Things happen in a city like Berlin. There is almost too much to do, too many things to experience. Ground-breaking exhibitions, grand festivals and public lectures by world-famous thinkers are on constant offer. So it was that on Thursday 18 and Friday 19 January, the renowned, left-wing French philosopher Alain Badiou gave two public lectures in Berlin, on democracy, and on art and politics. Someone at ECLA found out, an email was sent and two days later a large group of students found themselves amid the crush of academics, political activists, artists and students in the Senatssaal of Humboldt University.
The first lecture, titled ‘“Democracy” against Democracy’, was an investigation into the conceptual relationship between philosophy, truth, democracy and politics. Badiou claimed that democracy is not reasonable: reason concerns itself with the truth, the favouring of one true thing above others; democracy concerns itself with equality. For Badiou, this fundamental realization gives rise to others, including a view according to which democracy is not an end in itself, but a means – just one possible route on the journey towards a new politics. Professor Badiou is a witty and charismatic speaker, true to the tradition of modern French philosophy. After the lecture, ECLA students and faculty split up to continue discussions in one of Berlin’s many bars and cafés, stopping off for the traditional Döner at Hackescher Markt, in the hub of Berlin’s nightlife district.

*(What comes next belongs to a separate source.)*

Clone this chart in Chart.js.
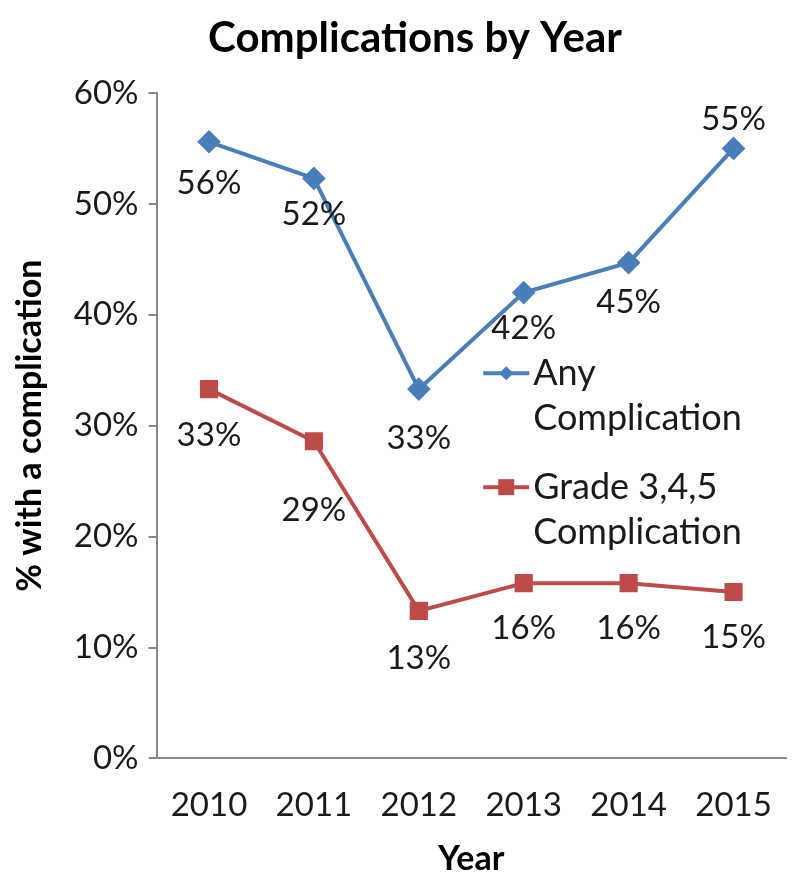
<!DOCTYPE html>
<html>
<head>
<meta charset="utf-8">
<script src="https://cdn.jsdelivr.net/npm/chart.js@4/dist/chart.umd.min.js"></script>
<style>
html,body{margin:0;padding:0;background:#fff;}
#wrap{width:800px;height:889px;}
</style>
</head>
<body>
<div id="wrap"><canvas id="c" width="800" height="889"></canvas></div>
<script>
const chartTitle = 'Complications by Year';
const years = ['2010', '2011', '2012', '2013', '2014', '2015'];
const anyComplication = [55.6, 52.3, 33.3, 42.0, 44.7, 55.0];
const gradeComplication = [33.3, 28.6, 13.3, 15.8, 15.8, 15.0];
const seriesNames = [['Any', 'Complication'], ['Grade 3,4,5', 'Complication']];
const yTicks = [0, 10, 20, 30, 40, 50, 60];

const FONT = 'Lato, "Open Sans", sans-serif';
const BLUE = '#4A7EBB';
const RED = '#BE4B48';
const TEXT = '#1a1a1a';

const titlePlugin = {
  id: 'centeredTitle',
  afterDraw(chart) {
    const ctx = chart.ctx;
    ctx.save();
    ctx.font = 'bold 42px ' + FONT;
    ctx.fillStyle = '#000';
    ctx.textAlign = 'center';
    ctx.textBaseline = 'middle';
    ctx.fillText(chartTitle, chart.width / 2 + 15, 38);
    ctx.restore();
  }
};

const labelPlugin = {
  id: 'pointLabels',
  afterDatasetsDraw(chart) {
    const ctx = chart.ctx;
    ctx.save();
    ctx.font = '33px ' + FONT;
    ctx.fillStyle = TEXT;
    ctx.textAlign = 'center';
    ctx.textBaseline = 'middle';
    chart.data.datasets.forEach((ds, di) => {
      const meta = chart.getDatasetMeta(di);
      meta.data.forEach((pt, i) => {
        const v = ds.data[i];
        const dy = ds.labelDy[i];
        ctx.fillText(Math.round(v) + '%', pt.x, pt.y + dy);
      });
    });
    ctx.restore();
  }
};

const legendPlugin = {
  id: 'inlineLegend',
  afterDatasetsDraw(chart) {
    const ctx = chart.ctx;
    const area = chart.chartArea;
    const x0 = area.left + (area.right - area.left) * 0.519;
    let y = area.top + (area.bottom - area.top) * 0.421;
    ctx.save();
    ctx.font = '36px ' + FONT;
    ctx.textAlign = 'left';
    ctx.textBaseline = 'middle';
    chart.data.datasets.forEach((ds) => {
      ctx.strokeStyle = ds.borderColor;
      ctx.lineWidth = 4;
      ctx.beginPath();
      ctx.moveTo(x0, y);
      ctx.lineTo(x0 + 46, y);
      ctx.stroke();
      ctx.fillStyle = ds.borderColor;
      if (ds.pointStyle === 'rect') {
        ctx.fillRect(x0 + 23 - 8, y - 8, 16, 16);
      } else {
        ctx.beginPath();
        ctx.moveTo(x0 + 23, y - 7);
        ctx.lineTo(x0 + 30, y);
        ctx.lineTo(x0 + 23, y + 7);
        ctx.lineTo(x0 + 16, y);
        ctx.closePath();
        ctx.fill();
      }
      ctx.fillStyle = TEXT;
      ds.label.forEach((line, li) => {
        ctx.fillText(line, x0 + 50, y + li * 45);
      });
      y += 114;
    });
    ctx.restore();
  }
};

new Chart(document.getElementById('c'), {
  type: 'line',
  data: {
    labels: years,
    datasets: [
      {
        label: seriesNames[0],
        data: anyComplication,
        borderColor: BLUE,
        backgroundColor: BLUE,
        borderWidth: 4,
        pointStyle: 'rectRot',
        pointRadius: 9,
        pointHoverRadius: 9,
        tension: 0,
        labelDy: [42, 36, 49, 36, 40, -29]
      },
      {
        label: seriesNames[1],
        data: gradeComplication,
        borderColor: RED,
        backgroundColor: RED,
        borderWidth: 4,
        pointStyle: 'rect',
        pointRadius: 10,
        pointHoverRadius: 10,
        tension: 0,
        labelDy: [46, 69, 47, 45, 45, 45]
      }
    ]
  },
  options: {
    responsive: false,
    animation: false,
    layout: { padding: { left: 10, right: 10, top: 93, bottom: 13 } },
    plugins: {
      legend: { display: false },
      tooltip: { enabled: false },
      title: { display: false }
    },
    scales: {
      x: {
        offset: true,
        grid: { display: false, drawTicks: false },
        border: { display: true, color: '#888888', width: 2 },
        ticks: { color: TEXT, font: { family: FONT, size: 33 }, padding: 27 },
        title: { display: true, text: 'Year', color: '#000', font: { family: FONT, size: 34, weight: 'bold', lineHeight: 1 }, padding: { top: -10, bottom: 0 } }
      },
      y: {
        min: 0,
        max: 60,
        afterBuildTicks(scale) { scale.ticks = yTicks.map(v => ({ value: v })); },
        grid: { display: true, drawOnChartArea: false, drawTicks: true, tickLength: 8, color: '#888888', lineWidth: 2 },
        border: { display: true, color: '#888888', width: 2 },
        ticks: { color: TEXT, font: { family: FONT, size: 33 }, padding: 10, callback: v => v + '%' },
        title: { display: true, text: '% with a complication', color: '#000', font: { family: FONT, size: 34, weight: 'bold' }, padding: { top: 0, bottom: 13 } }
      }
    }
  },
  plugins: [labelPlugin, legendPlugin, titlePlugin]
});
</script>
</body>
</html>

The second lecture, ‘Art and Politics’, held at the Institute of Contemporary Art, proposed an understanding of contemporary art as ‘descriptions without a place’. Badiou connects the decontextualized state of contemporary art with that of contemporary politics, and drew upon his own interpretations of the poetry of Wallace Stevens as an illustration. Badiou envisages a new form of politics – a ‘coming together’ prior to and above any form of state or government. Quite a group returned from the previous day’s lecture; others joined anew. The lecture inspired debates that ran seamlessly into the Berlin night. Having picked up a couple of revolutionaries and philosophers on the way, it was unsurprising the ECLA contingent found itself ending the evening on the couches of the infamous Communist party bar, which offers free entry to real revolutionaries. Students, unfortunately, had to pay!